[Recorded information]:
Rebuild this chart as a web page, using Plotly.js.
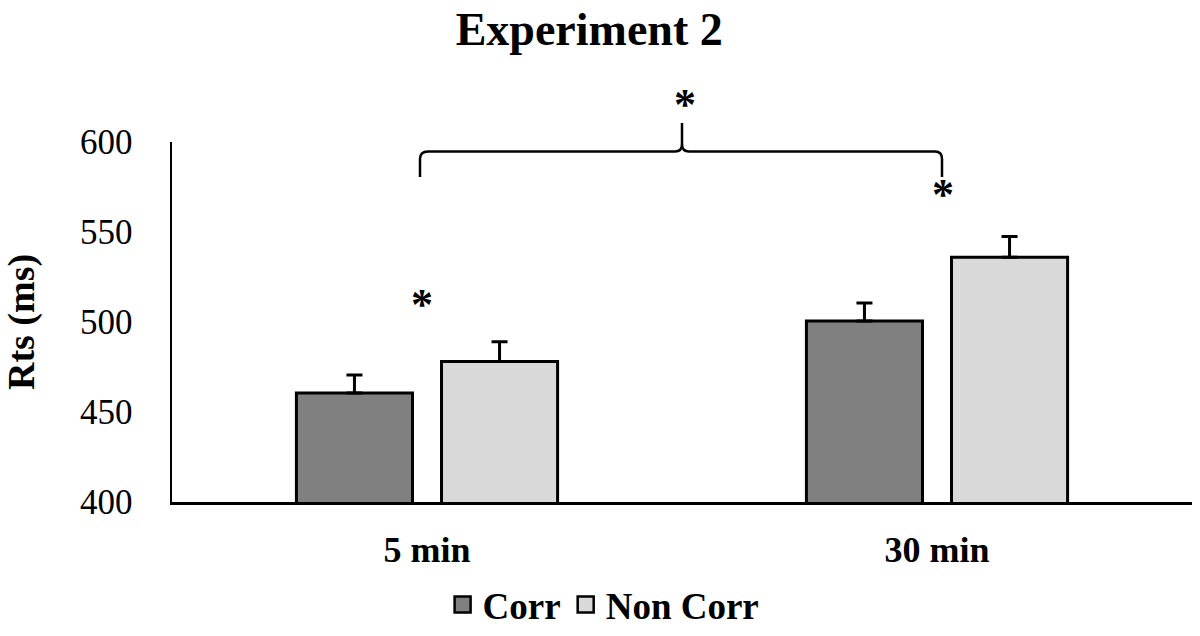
<!DOCTYPE html>
<html>
<head>
<meta charset="utf-8">
<script src="https://cdn.plot.ly/plotly-3.0.1.min.js"></script>
<style>html,body{margin:0;padding:0;background:#fff;}#chart{width:1200px;height:636px;}</style>
</head>
<body>
<div id="chart"></div>
<script>
// ---- data ----
const categories = ["5 min", "30 min"];
const seriesNames = ["Corr", "Non Corr"];
const corrMeans = [460.5, 500.5];
const corrErrors = [10, 10];
const nonCorrMeans = [478, 536];
const nonCorrErrors = [11, 11.5];
const yTickValues = [400, 450, 500, 550, 600];
const yTickLabels = ["400", "450", "500", "550", "600"];
// significance markers: [category position, y value]
const starPositions = [[-0.01, 510], [1.012, 571]];

const FONT = "Liberation Serif, Times New Roman, serif";

function barTrace(name, y, err, color) {
  return {
    type: "bar",
    name: name,
    x: categories,
    y: y,
    marker: { color: color, line: { color: "#000", width: 3 } },
    error_y: {
      type: "data", symmetric: false, array: err,
      arrayminus: err.map(() => 0),
      color: "#000", thickness: 3, width: 8
    },
    showlegend: false,
    hoverinfo: "x+y"
  };
}

function legendTrace(name, color) {
  return {
    type: "scatter", mode: "markers", name: name,
    x: [null], y: [null],
    marker: { symbol: "square", size: 18, color: color, line: { color: "#000", width: 2.5 } },
    showlegend: true
  };
}

const data = [
  barTrace(seriesNames[0], corrMeans, corrErrors, "#808080"),
  barTrace(seriesNames[1], nonCorrMeans, nonCorrErrors, "#d9d9d9"),
  legendTrace(seriesNames[0], "#808080"),
  legendTrace(seriesNames[1], "#d9d9d9")
];

// paper-coordinate helpers for the bracket (plot area: x 172..1192, y 142..502)
const px = v => (v - 172) / 1020;
const py = v => (502 - v) / 360;
const bracePath =
  "M" + px(420) + "," + py(177) +
  " L" + px(420) + "," + py(159) +
  " Q" + px(420) + "," + py(151.5) + " " + px(428) + "," + py(151.5) +
  " L" + px(675) + "," + py(151.5) +
  " Q" + px(682) + "," + py(151.5) + " " + px(682) + "," + py(144) +
  " L" + px(682) + "," + py(123) +
  " L" + px(682) + "," + py(144) +
  " Q" + px(682) + "," + py(151.5) + " " + px(689) + "," + py(151.5) +
  " L" + px(935) + "," + py(151.5) +
  " Q" + px(942) + "," + py(151.5) + " " + px(942) + "," + py(159) +
  " L" + px(942) + "," + py(177);

const annotations = starPositions.map(p => ({
  x: p[0], y: p[1], xref: "x", yref: "y", text: "<b>*</b>", showarrow: false,
  font: { family: FONT, size: 44, color: "#000" }, yanchor: "middle"
}));
annotations.push({
  x: px(685), y: py(105), xref: "paper", yref: "paper", text: "<b>*</b>", showarrow: false,
  font: { family: FONT, size: 44, color: "#000" }, yanchor: "middle"
});

const layout = {
  width: 1200, height: 636,
  margin: { l: 172, r: 8, t: 142, b: 134 },
  paper_bgcolor: "#fff", plot_bgcolor: "#fff",
  font: { family: FONT, color: "#000" },
  title: {
    text: "<b>Experiment 2</b>",
    font: { family: FONT, size: 46, color: "#000" },
    x: 0.491, xref: "container", xanchor: "center",
    y: 0.955, yref: "container", yanchor: "middle"
  },
  barmode: "group",
  bargap: 0.431,
  bargroupgap: 0.2,
  xaxis: {
    type: "category", automargin: false,
    showline: true, linecolor: "#000", linewidth: 2.5,
    ticks: "", showgrid: false, zeroline: false,
    tickfont: { family: FONT, size: 36, color: "#000", weight: "bold" },
    ticklabelstandoff: 14
  },
  yaxis: {
    range: [400, 600], automargin: false,
    tickvals: yTickValues, ticktext: yTickLabels,
    showline: true, linecolor: "#000", linewidth: 2.5,
    ticks: "", showgrid: false, zeroline: false,
    tickfont: { family: FONT, size: 35, color: "#000" },
    ticklabelstandoff: 30,
    title: { text: "<b>Rts (ms)</b>", font: { family: FONT, size: 38, color: "#000" }, standoff: 35 }
  },
  legend: {
    orientation: "h", x: 0.503, xref: "container", xanchor: "center",
    y: -0.011, yref: "container", yanchor: "bottom",
    font: { family: FONT, size: 37, color: "#000", weight: "bold" },
    itemwidth: 30, tracegroupgap: 0
  },
  shapes: [{
    type: "path", xref: "paper", yref: "paper", path: bracePath,
    line: { color: "#000", width: 2.5 }, fillcolor: "rgba(0,0,0,0)"
  }],
  annotations: annotations
};

Plotly.newPlot("chart", data, layout, { displayModeBar: false, staticPlot: true });
</script>
</body>
</html>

[Exercise]: Go through the listing above and write it all out exactly, leaving out any picture.

[Exercise result]:
Rebuild this chart as a web page, using Plotly.js.
<!DOCTYPE html>
<html>
<head>
<meta charset="utf-8">
<script src="https://cdn.plot.ly/plotly-3.0.1.min.js"></script>
<style>html,body{margin:0;padding:0;background:#fff;}#chart{width:1200px;height:636px;}</style>
</head>
<body>
<div id="chart"></div>
<script>
// ---- data ----
const categories = ["5 min", "30 min"];
const seriesNames = ["Corr", "Non Corr"];
const corrMeans = [460.5, 500.5];
const corrErrors = [10, 10];
const nonCorrMeans = [478, 536];
const nonCorrErrors = [11, 11.5];
const yTickValues = [400, 450, 500, 550, 600];
const yTickLabels = ["400", "450", "500", "550", "600"];
// significance markers: [category position, y value]
const starPositions = [[-0.01, 510], [1.012, 571]];

const FONT = "Liberation Serif, Times New Roman, serif";

function barTrace(name, y, err, color) {
  return {
    type: "bar",
    name: name,
    x: categories,
    y: y,
    marker: { color: color, line: { color: "#000", width: 3 } },
    error_y: {
      type: "data", symmetric: false, array: err,
      arrayminus: err.map(() => 0),
      color: "#000", thickness: 3, width: 8
    },
    showlegend: false,
    hoverinfo: "x+y"
  };
}

function legendTrace(name, color) {
  return {
    type: "scatter", mode: "markers", name: name,
    x: [null], y: [null],
    marker: { symbol: "square", size: 18, color: color, line: { color: "#000", width: 2.5 } },
    showlegend: true
  };
}

const data = [
  barTrace(seriesNames[0], corrMeans, corrErrors, "#808080"),
  barTrace(seriesNames[1], nonCorrMeans, nonCorrErrors, "#d9d9d9"),
  legendTrace(seriesNames[0], "#808080"),
  legendTrace(seriesNames[1], "#d9d9d9")
];

// paper-coordinate helpers for the bracket (plot area: x 172..1192, y 142..502)
const px = v => (v - 172) / 1020;
const py = v => (502 - v) / 360;
const bracePath =
  "M" + px(420) + "," + py(177) +
  " L" + px(420) + "," + py(159) +
  " Q" + px(420) + "," + py(151.5) + " " + px(428) + "," + py(151.5) +
  " L" + px(675) + "," + py(151.5) +
  " Q" + px(682) + "," + py(151.5) + " " + px(682) + "," + py(144) +
  " L" + px(682) + "," + py(123) +
  " L" + px(682) + "," + py(144) +
  " Q" + px(682) + "," + py(151.5) + " " + px(689) + "," + py(151.5) +
  " L" + px(935) + "," + py(151.5) +
  " Q" + px(942) + "," + py(151.5) + " " + px(942) + "," + py(159) +
  " L" + px(942) + "," + py(177);

const annotations = starPositions.map(p => ({
  x: p[0], y: p[1], xref: "x", yref: "y", text: "<b>*</b>", showarrow: false,
  font: { family: FONT, size: 44, color: "#000" }, yanchor: "middle"
}));
annotations.push({
  x: px(685), y: py(105), xref: "paper", yref: "paper", text: "<b>*</b>", showarrow: false,
  font: { family: FONT, size: 44, color: "#000" }, yanchor: "middle"
});

const layout = {
  width: 1200, height: 636,
  margin: { l: 172, r: 8, t: 142, b: 134 },
  paper_bgcolor: "#fff", plot_bgcolor: "#fff",
  font: { family: FONT, color: "#000" },
  title: {
    text: "<b>Experiment 2</b>",
    font: { family: FONT, size: 46, color: "#000" },
    x: 0.491, xref: "container", xanchor: "center",
    y: 0.955, yref: "container", yanchor: "middle"
  },
  barmode: "group",
  bargap: 0.431,
  bargroupgap: 0.2,
  xaxis: {
    type: "category", automargin: false,
    showline: true, linecolor: "#000", linewidth: 2.5,
    ticks: "", showgrid: false, zeroline: false,
    tickfont: { family: FONT, size: 36, color: "#000", weight: "bold" },
    ticklabelstandoff: 14
  },
  yaxis: {
    range: [400, 600], automargin: false,
    tickvals: yTickValues, ticktext: yTickLabels,
    showline: true, linecolor: "#000", linewidth: 2.5,
    ticks: "", showgrid: false, zeroline: false,
    tickfont: { family: FONT, size: 35, color: "#000" },
    ticklabelstandoff: 30,
    title: { text: "<b>Rts (ms)</b>", font: { family: FONT, size: 38, color: "#000" }, standoff: 35 }
  },
  legend: {
    orientation: "h", x: 0.503, xref: "container", xanchor: "center",
    y: -0.011, yref: "container", yanchor: "bottom",
    font: { family: FONT, size: 37, color: "#000", weight: "bold" },
    itemwidth: 30, tracegroupgap: 0
  },
  shapes: [{
    type: "path", xref: "paper", yref: "paper", path: bracePath,
    line: { color: "#000", width: 2.5 }, fillcolor: "rgba(0,0,0,0)"
  }],
  annotations: annotations
};

Plotly.newPlot("chart", data, layout, { displayModeBar: false, staticPlot: true });
</script>
</body>
</html>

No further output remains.